By John C. Dyer, UK Correspondent
In the Eurozone, the perverse incentive of bailouts in an unregulated financial market have resulted in financial markets that regulate governments and threaten to loot the Eurozone of its assets to boot.
10 Nov 2011. London. James Murdoch, recalled to Parliament to explain discrepancies between his testimony and that of his lawyer Thomas Crone and News of the World editor Colin Myler, insisted on his innocence and accused Crone and Myler of misleading the committee. The committee grilled Murdoch for more than two and one half hours, occupying almost all the attention of BBC.
But another major headline surfaced the same day. Its significance is at least as great.
EU Growth Forecast Downgraded
The European Union Commission downgraded its growth forecast for Europe from 1.8% to .5%. The Commission warned of imminent recession. In a speech here at home Prime Minister David Cameron warned of similar dire consequences for the UK.
But neither the Commission, nor Prime Minister Cameron, nor the BBC questioned the Eurozone's current policy for dealing with the crisis. Their take appears to be that despite the imminence of the risk, European leaders dither in the creation of a “big bazooka” bailout fund and the imposition of austerity measures.
Are the measures themselves the “risk?”
I ask, along with Paul Krugman and others, whether the risk isn't "because" of the measures they advocate.
I ask whether we have paid close enough attention to the (possibly) unintended consequences that have flowed from the process.
First, the Eurozone, the G20, the IMF, and UK's leadership have created a perverse incentive - one which allows private financiers to extort 1) further bailouts and greater sovereign debt to be bailed out (through ever higher interest rates) and 2) the looting of public assets.
Second, these forces have created a perverse mechanism for regime change and centralization diametrically the opposite of the desires of the electorate the democratically elected regimes represented.
Third, instead of delivering prosperity and return to growth, growth and investment have basically flat lined in the UK, the USA, and the Eurozone. Recession is imminent in Europe and not off the table in the US. Is this really any surprise? The money to buy has diminished. The confidence to buy has crashed. And why should business, especially business outside these economies, invest in them if their own leaders will not?
Since the bailouts of 2007, the numerous attempts by the leaders of European governments to please the markets by underwriting government debt have created a perverse incentive to the financial sector to use credit rating downgrades, increased interest rates, and the consequent increases in debt beyond the repayable to extort 1) ever larger bailouts and 2) a centralized European fiscal policy sycophantic in its regard for market mood.
A de facto - whether or not intended - mechanism is now well formed.

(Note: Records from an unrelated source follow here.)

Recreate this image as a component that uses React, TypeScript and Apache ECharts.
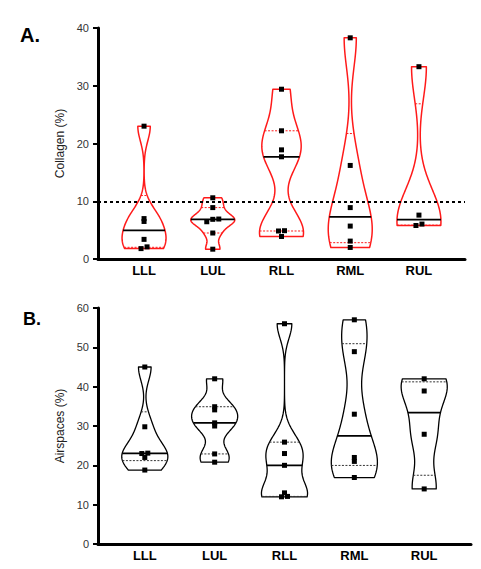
import React, { useEffect, useRef } from "react";
import * as echarts from "echarts";

// Lung lobes on the x axis
const categories = ["LLL", "LUL", "RLL", "RML", "RUL"];

// Collagen (%) per lobe
const collagenLLL = [1.8, 2.1, 3.4, 6.5, 7.0, 23.0];
const collagenLUL = [1.7, 4.5, 6.45, 6.87, 6.92, 8.9, 10.6];
const collagenRLL = [3.9, 4.85, 4.9, 17.7, 18.9, 22.2, 29.4];
const collagenRML = [2.0, 3.1, 5.7, 8.9, 16.2, 38.3];
const collagenRUL = [5.8, 6.05, 7.6, 33.3];

// Airspaces (%) per lobe
const airLLL = [18.8, 22.0, 23.0, 23.1, 29.8, 45.0];
const airLUL = [20.8, 22.9, 30.0, 30.8, 34.1, 34.9, 42.0];
const airRLL = [12.0, 12.1, 13.0, 20.0, 23.0, 25.9, 56.0];
const airRML = [16.9, 21.0, 22.0, 33.0, 48.9, 57.0];
const airRUL = [14.0, 27.9, 38.9, 42.0];

const collagenTicks = [0, 10, 20, 30, 40];
const airTicks = [0, 10, 20, 30, 40, 50, 60];
const collagenThreshold = 10;

const collagenGroups = [collagenLLL, collagenLUL, collagenRLL, collagenRML, collagenRUL];
const airGroups = [airLLL, airLUL, airRLL, airRML, airRUL];

const FONT = "'Liberation Sans', Arial, Helvetica, sans-serif";
const RED = "#ff1a1a";

// quartile by the (n + 1) p position rule
function quantile(s: number[], p: number) {
  const n = s.length;
  const pos = p * (n + 1);
  if (pos <= 1) return s[0];
  if (pos >= n) return s[n - 1];
  const i = Math.floor(pos);
  const f = pos - i;
  return s[i - 1] + f * (s[i] - s[i - 1]);
}

function bandwidth(s: number[]) {
  const n = s.length;
  const mean = s.reduce((a, b) => a + b, 0) / n;
  const sd = Math.sqrt(s.reduce((a, b) => a + (b - mean) * (b - mean), 0) / (n - 1));
  const iqr = quantile(s, 0.75) - quantile(s, 0.25);
  const spread = iqr > 0 ? Math.min(sd, iqr / 1.34) : sd;
  return 0.6 * 0.9 * spread * Math.pow(n, -0.2);
}

type ViolinStyle = {
  stroke: string;
  lineWidth: number;
  quartileColor: string;
  halfWidth: number;
};

function makeRenderItem(groups: number[][], vs: ViolinStyle) {
  return (params: any, api: any) => {
    const idx = api.value(0);
    const s = groups[idx].slice().sort((a, b) => a - b);
    const n = s.length;
    const h = bandwidth(s);
    const lo = s[0];
    const hi = s[n - 1];
    const dens = (y: number) =>
      s.reduce((acc, v) => acc + Math.exp(-0.5 * ((y - v) / h) * ((y - v) / h)), 0);
    const N = 120;
    const ys: number[] = [];
    for (let i = 0; i <= N; i++) ys.push(lo + ((hi - lo) * i) / N);
    let dmax = 0;
    ys.forEach((y) => (dmax = Math.max(dmax, dens(y))));
    const half = (y: number) => (vs.halfWidth * dens(y)) / dmax;

    const pts: number[][] = [];
    ys.forEach((y) => pts.push(api.coord([idx + half(y), y])));
    for (let i = ys.length - 1; i >= 0; i--) pts.push(api.coord([idx - half(ys[i]), ys[i]]));

    const children: any[] = [
      {
        type: "polygon",
        shape: { points: pts },
        style: { fill: "#ffffff", stroke: vs.stroke, lineWidth: vs.lineWidth, lineJoin: "round" },
      },
    ];

    const levelLine = (y: number, style: any) => {
      const a = api.coord([idx - half(y), y]);
      const b = api.coord([idx + half(y), y]);
      return { type: "line", shape: { x1: a[0], y1: a[1], x2: b[0], y2: b[1] }, style };
    };

    [quantile(s, 0.25), quantile(s, 0.75)].forEach((q) =>
      children.push(
        levelLine(q, { stroke: vs.quartileColor, lineWidth: 1, lineDash: [2, 1.5] })
      )
    );
    children.push(levelLine(quantile(s, 0.5), { stroke: "#000000", lineWidth: 1.7 }));

    // data points, nudged sideways where they would overlap
    const py = s.map((v) => api.coord([idx, v]));
    const clusters: number[][] = [];
    s.forEach((v, i) => {
      if (i > 0 && Math.abs(py[i][1] - py[i - 1][1]) < 2.8) clusters[clusters.length - 1].push(i);
      else clusters.push([i]);
    });
    const size = 5;
    clusters.forEach((c) => {
      c.forEach((i, j) => {
        const dx = (j - (c.length - 1) / 2) * 6;
        children.push({
          type: "rect",
          shape: { x: py[i][0] + dx - size / 2, y: py[i][1] - size / 2, width: size, height: size },
          style: { fill: "#000000" },
        });
      });
    });

    return { type: "group", children };
  };
}

function xAxisFor(gridIndex: number) {
  return {
    type: "value" as const,
    gridIndex,
    min: -0.67,
    max: 4.67,
    splitLine: { show: false },
    axisTick: { show: false },
    axisLine: { show: true, onZero: false, lineStyle: { color: "#000", width: 3 } },
    axisLabel: {
      customValues: [0, 1, 2, 3, 4],
      formatter: (v: number) => categories[Math.round(v)] ?? "",
      fontFamily: FONT,
      fontWeight: "bold" as const,
      fontSize: 13,
      color: "#000",
      margin: 5,
    },
  };
}

function yAxisFor(gridIndex: number, ticks: number[], name: string) {
  return {
    type: "value" as const,
    gridIndex,
    min: ticks[0],
    max: ticks[ticks.length - 1],
    interval: ticks[1] - ticks[0],
    name,
    nameLocation: "middle" as const,
    nameGap: 24,
    nameTextStyle: { fontFamily: FONT, fontSize: 12, color: "#222" },
    splitLine: { show: false },
    axisLine: { show: true, onZero: false, lineStyle: { color: "#000", width: 3 } },
    axisTick: { show: true, length: 5, lineStyle: { color: "#000", width: 2 } },
    axisLabel: { fontFamily: FONT, fontSize: 11, color: "#333", margin: 9 },
  };
}

export default function App() {
  const ref = useRef<HTMLDivElement>(null);

  useEffect(() => {
    if (!ref.current) return;
    const chart = echarts.init(ref.current, undefined, { renderer: "svg" });
    const idxData = categories.map((_, i) => [i, 0]);

    chart.setOption({
      animation: false,
      backgroundColor: "#ffffff",
      grid: [
        { left: 98, right: 16, top: 28, height: 231 },
        { left: 98, right: 10, top: 308, height: 236 },
      ],
      xAxis: [xAxisFor(0), xAxisFor(1)],
      yAxis: [
        yAxisFor(0, collagenTicks, "Collagen (%)"),
        yAxisFor(1, airTicks, "Airspaces (%)"),
      ],
      graphic: [
        {
          type: "text",
          left: 20,
          top: 25,
          style: { text: "A.", font: `bold 20px ${FONT}`, fill: "#000" },
        },
        {
          type: "text",
          left: 23,
          top: 310,
          style: { text: "B.", font: `bold 18px ${FONT}`, fill: "#000" },
        },
      ],
      series: [
        {
          type: "custom",
          name: "Collagen",
          xAxisIndex: 0,
          yAxisIndex: 0,
          data: idxData,
          encode: { x: 0, y: 1 },
          clip: false,
          renderItem: makeRenderItem(collagenGroups, {
            stroke: RED,
            lineWidth: 1.5,
            quartileColor: RED,
            halfWidth: 0.32,
          }),
          markLine: {
            silent: true,
            symbol: "none",
            label: { show: false },
            lineStyle: { color: "#000", width: 1.8, type: [3, 3] },
            data: [{ yAxis: collagenThreshold }],
            z: 10,
          },
        },
        {
          type: "custom",
          name: "Airspaces",
          xAxisIndex: 1,
          yAxisIndex: 1,
          data: idxData,
          encode: { x: 0, y: 1 },
          clip: false,
          renderItem: makeRenderItem(airGroups, {
            stroke: "#000",
            lineWidth: 1.3,
            quartileColor: "#333",
            halfWidth: 0.33,
          }),
        },
      ],
    });

    return () => chart.dispose();
  }, []);

  return (
    <div
      ref={ref}
      style={{ position: "fixed", left: 0, top: 0, width: 481, height: 569, background: "#fff" }}
    />
  );
}
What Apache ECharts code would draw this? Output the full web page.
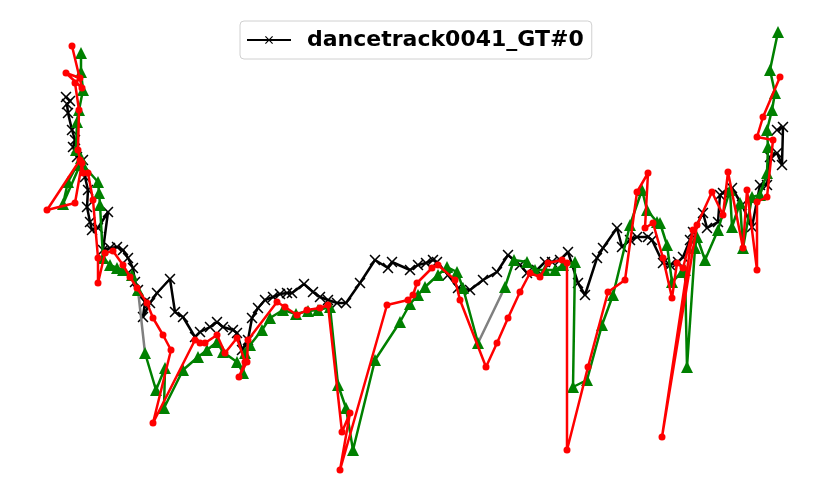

Interest rates rise, credit ratings are downgraded by private rating firms, and sovereign debt rises as a proportion of Gross Domestic Income. Press releases and analyses fly, interpreting these dynamics to require ever increasing bailout funds, commitments to austerity, and the centralization of power. These taken together become the only options to save the European (and indeed the world) economy.
Things are still going that way despite 4 years of failure.
The UK, Ireland, Portugal, Spain, Greece, Italy, one after the other, saw regime change as a direct consequence of this perverse combination. Only Iceland has thus far held out. As I write, France is now being subjected to the same mechanism.
Sarcozy quickly complied, delivering up more austerity cuts. While the French bailout fund has not yet risen to meet the full desire of the markets, it has risen significantly, and the leadership uniformly and publicly affirms a need to do so, although the leaders squabble amongst themselves over how. The morning of the announcement of the EU’s downgrade in growth forecast no one in the government or the media questioned the mechanism. They were, instead, questioning why the political leadership dithers and doesn't immediately comply with what the markets want.
In fact, the result has not been the promised stability and economic growth. The result has been the looting of public assets, the degrading of the living standards of the average man, the creation of government by market mood as interpreted by the oligarchs of the anonymous “markets,” and the centralization of power in a Eurozone dancing to the tune of “the markets.”
The tail is wagging the dog.
Deregulation of finance has not been corrected. Finance instead regulates government. Entrepreneurs loot the public of its assets. The people suffer. The economy isn't getting better. The West is being held hostage to the imposition of a new socio-economic order imposed by unelected oligarchs of the market.
It is time for governments to return to their proper role as regulator of the market rather than remain as its servant. Governments need to call a halt to the perverse mechanism of ever increasing interest rates by placing controls on interest rates.
Governments need to eliminate the perverse incentive created by the assurance of bailouts, which includes governments considering substituting controlled defaults (with safeguards for pension funds) for the golden lure of bailouts. Governments need to instead use their resources to invest the substantial public funds at their disposal into reinvigorating their economies, while protecting national assets to the extent possible.
If the Eurozone does not change course in this way it will eventually find itself, like the business victim of a loan shark, looted of its assets, utterly bankrupt and unable to rebuild.